The natural parallel is to the situation after the KPMG Peat Marwick merger of nearly a decade ago, says one observer. The larger firm promptly began shedding its middle-market clients, either by intentionally pricing itself out of the market or by advising clients to go elsewhere for accounting services.

“When they did that, there wasn’t a big shakeout,” recalls Gary Zwick, a former Cohen & Co. tax attorney who now hangs his hat at the Cleveland law firm of Walter & Haverfield. Besides, even if the smaller accounting firms want to acquire that business, he predicts, they may have to grow larger themselves through acquisition to properly service the accounts.

In any event, at least one industry veteran believes the Big Five would be short-sighted to focus all their energies on the largest clients. What about developing their pipelines of future large public company clients? Forrest Hayes, formerly head of Arthur Andersen’s Cleveland office, and now a private investor, predicts that, in time, the large accounting firms will come to their senses and change their minds. “If you don’t serve the middle market when they need you,” he says, those clients won’t come back when they grow larger.

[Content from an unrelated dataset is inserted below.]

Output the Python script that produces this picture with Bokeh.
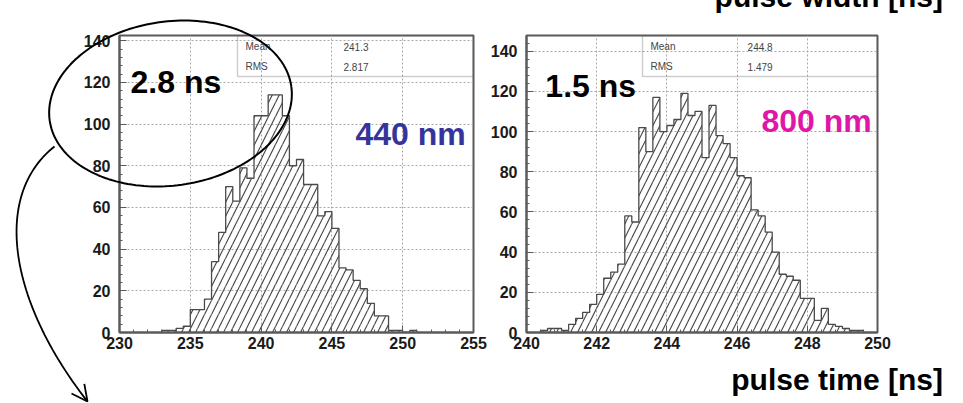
import numpy as np
from bokeh.plotting import figure
from bokeh.layouts import row
from bokeh.models import Label, BoxAnnotation, Range1d, SingleIntervalTicker
from bokeh.core.properties import value
from bokeh.embed import file_html
from bokeh.resources import INLINE

# ---------------- data ----------------
# 440 nm: pulse-time histogram, 0.5 ns bins
left_edges = [233.0, 233.5, 234.0, 234.5, 235.0, 235.5, 236.0, 236.5, 237.0, 237.5,
              238.0, 238.5, 239.0, 239.5, 240.0, 240.5, 241.0, 241.5, 242.0, 242.5,
              243.0, 243.5, 244.0, 244.5, 245.0, 245.5, 246.0, 246.5, 247.0, 247.5,
              248.0, 248.5, 249.0, 249.5, 250.0, 250.5, 251.0]
left_counts = [1, 1, 2, 3, 11, 11, 16, 34, 48, 70,
               63, 79, 74, 104, 104, 114, 114, 104, 80, 83,
               71, 71, 56, 58, 50, 31, 30, 25, 21, 14,
               8, 8, 1, 1, 0, 1]
left_mean, left_rms = "241.3", "2.817"

# 800 nm: pulse-time histogram, 0.2 ns bins
right_edges = [240.4, 240.6, 240.8, 241.0, 241.2, 241.4, 241.6, 241.8, 242.0, 242.2,
               242.4, 242.6, 242.8, 243.0, 243.2, 243.4, 243.6, 243.8, 244.0, 244.2,
               244.4, 244.6, 244.8, 245.0, 245.2, 245.4, 245.6, 245.8, 246.0, 246.2,
               246.4, 246.6, 246.8, 247.0, 247.2, 247.4, 247.6, 247.8, 248.0, 248.2,
               248.4, 248.6, 248.8, 249.0, 249.2, 249.4, 249.6]
right_counts = [1, 2, 2, 1, 4, 7, 10, 14, 19, 27,
                30, 34, 58, 55, 102, 90, 117, 100, 103, 106,
                119, 108, 110, 87, 113, 98, 94, 87, 78, 77,
                61, 58, 50, 40, 29, 28, 26, 17, 17, 6,
                12, 4, 3, 2, 1, 1]
right_mean, right_rms = "244.8", "1.479"

left_xrange = (230, 255)
right_xrange = (240, 250)
left_ymax = 142.5
right_ymax = 147.8

# ---------------- layout geometry (page pixels) ----------------
H = 403
LW = 487                 # left figure width
FR_TOP, FR_BOT = 35, 332
L_LEFT, L_RIGHT = 119, 473
R_LEFT, R_RIGHT = 523, 877
FONT = "Liberation Sans"
FRAME_COL = "#5a5a5a"
TXT_SHIFT = 12           # alphabetic baseline correction (px)


def make_fig(width, fl, fr, xr, ymax, xint):
    p = figure(width=width, height=H, x_range=Range1d(*xr), y_range=Range1d(0, ymax),
               output_backend="svg", toolbar_location=None,
               min_border_left=fl, min_border_right=width - fr,
               min_border_top=FR_TOP, min_border_bottom=H - FR_BOT)
    p.background_fill_color = "white"
    p.border_fill_color = "white"
    p.outline_line_color = FRAME_COL
    p.outline_line_width = 2
    p.xaxis.ticker = SingleIntervalTicker(interval=xint, num_minor_ticks=5)
    p.yaxis.ticker = SingleIntervalTicker(interval=20, num_minor_ticks=5)
    for ax in (p.xaxis[0], p.yaxis[0]):
        ax.axis_line_color = FRAME_COL
        ax.axis_line_width = 2
        ax.major_tick_in = 7
        ax.major_tick_out = 0
        ax.minor_tick_in = 3
        ax.minor_tick_out = 0
        ax.major_tick_line_color = FRAME_COL
        ax.minor_tick_line_color = FRAME_COL
        ax.major_label_text_font = FONT
        ax.major_label_text_font_style = "bold"
        ax.major_label_text_font_size = "16px"
        ax.major_label_text_color = "#1a1a1a"
    p.xaxis.major_label_standoff = 4
    p.yaxis.major_label_standoff = 9
    for g in (p.xgrid[0], p.ygrid[0]):
        g.grid_line_color = "#a8a8a8"
        g.grid_line_dash = "2 2"
        g.grid_line_width = 1
    return p


def add_hist(p, edges, counts):
    p.quad(left=edges[:-1], right=edges[1:], top=counts, bottom=0,
           fill_alpha=0, line_color=None,
           hatch_pattern="/", hatch_scale=14, hatch_color="#4a4a4a",
           hatch_weight=1.2)
    xs, ys = [edges[0]], [0]
    for i, c in enumerate(counts):
        xs += [edges[i], edges[i + 1]]
        ys += [c, c]
    xs.append(edges[-1])
    ys.append(0)
    p.line(xs, ys, line_color="#4a4a4a", line_width=1.3)


def mapper(fl, fr, xr, ymax):
    def f(cx, cy):
        x = xr[0] + (cx - fl) * (xr[1] - xr[0]) / (fr - fl)
        y = ymax * (FR_BOT - cy) / (FR_BOT - FR_TOP)
        return x, y
    return f


def lab(p, m, cx, cy, text, size, color="black", align="left", baseline="alphabetic",
        style="bold"):
    if baseline == "alphabetic":
        cy -= TXT_SHIFT
    x, y = m(cx, cy)
    p.add_layout(Label(x=x, y=y, text=text, text_font=FONT, text_font_size=size,
                       text_font_style=style, text_color=color, text_align=align,
                       text_baseline=baseline))


def free_text(p, m, cx, cy, text, size, align="right"):
    x, y = m(cx, cy - TXT_SHIFT)
    r = p.text(x=[x], y=[y], text=[text], text_font=value(FONT), text_font_size=size,
               text_font_style="bold", text_color="black", text_align=align,
               text_baseline="alphabetic")
    r.level = "overlay"


def stats_box(p, m, bl, br, mean, rms):
    x0, y0 = m(bl, FR_TOP)
    x1, y1 = m(br, 76)
    p.add_layout(BoxAnnotation(left=x0, right=x1, top=y0, bottom=y1, fill_alpha=0,
                               line_color="#5e5e5e", line_width=1.5))
    lab(p, m, bl + 8, 46, "Mean", "10px", "#444", baseline="middle", style="normal")
    lab(p, m, bl + 106, 46, mean, "10px", "#444", baseline="middle", style="normal")
    lab(p, m, bl + 8, 66, "RMS", "10px", "#444", baseline="middle", style="normal")
    lab(p, m, bl + 106, 66, rms, "10px", "#444", baseline="middle", style="normal")


# ---------------- left panel ----------------
p1 = make_fig(LW, L_LEFT, L_RIGHT, left_xrange, left_ymax, 5)
add_hist(p1, left_edges, left_counts)
m1 = mapper(L_LEFT, L_RIGHT, left_xrange, left_ymax)
stats_box(p1, m1, 237, L_RIGHT, left_mean, left_rms)
lab(p1, m1, 130, 93, "2.8 ns", "32px")
lab(p1, m1, 355, 145, "440 nm", "32px", color="#34349c")

# ellipse callout (page pixels -> left data coordinates)
t = np.linspace(0, 2 * np.pi, 181)
th = np.deg2rad(8)
ea, eb, ecx, ecy = 122, 82, 170, 103
ex, ey = ea * np.cos(t), eb * np.sin(t)
px = ecx + ex * np.cos(th) + ey * np.sin(th)
py = ecy - ex * np.sin(th) + ey * np.cos(th)
exs, eys = zip(*[m1(a, b) for a, b in zip(px, py)])
r = p1.line(list(exs), list(eys), line_color="black", line_width=2)
r.level = "overlay"

# curved arrow
P = np.array([[54, 146], [-8, 195], [8, 300], [87, 401]], dtype=float)
tt = np.linspace(0, 1, 60)
bz = ((1 - tt) ** 3)[:, None] * P[0] + (3 * (1 - tt) ** 2 * tt)[:, None] * P[1] \
     + (3 * (1 - tt) * tt ** 2)[:, None] * P[2] + (tt ** 3)[:, None] * P[3]
cxs, cys = zip(*[m1(a, b) for a, b in bz])
r = p1.line(list(cxs), list(cys), line_color="black", line_width=1.8)
r.level = "overlay"
# open arrow head at the end of the curve
tip = bz[-1]
d = bz[-1] - bz[-4]
d = d / np.hypot(*d)
nrm = np.array([-d[1], d[0]])
hl, hw = 16, 8
b1 = tip - hl * d + hw * nrm
b2 = tip - hl * d - hw * nrm
hx, hy = zip(*[m1(*q) for q in (b1, tip, b2)])
r = p1.line(list(hx), list(hy), line_color="black", line_width=1.8)
r.level = "overlay"

# ---------------- right panel ----------------
RW = 963 - LW
p2 = make_fig(RW, R_LEFT - LW, R_RIGHT - LW, right_xrange, right_ymax, 2)
add_hist(p2, right_edges, right_counts)
m2 = mapper(R_LEFT, R_RIGHT, right_xrange, right_ymax)
stats_box(p2, m2, 640, R_RIGHT, right_mean, right_rms)
lab(p2, m2, 542, 97, "1.5 ns", "32px")
lab(p2, m2, 760, 132, "800 nm", "32px", color="#e016a8")
free_text(p2, m2, 943, 391, "pulse time [ns]", "30px")
free_text(p2, m2, 943, 8, "pulse width [ns]", "30px")

layout = row(p1, p2)
open("out.html", "w").write(file_html(layout, INLINE))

“There are New York Stock Exchange and NASDAQ companies in this town today that wouldn’t be around if we hadn’t served them” in their early days, he says.

Aside from that, though, he has deep reservations about the wave of consolidations rolling across the profession, with small- and medium-sized accounting firms being “rolled up” into much larger regional and national organizations.

“I really have my suspicions about accounting firms being part of a rollup. It’s such a personal business. You serve these clients one by one.”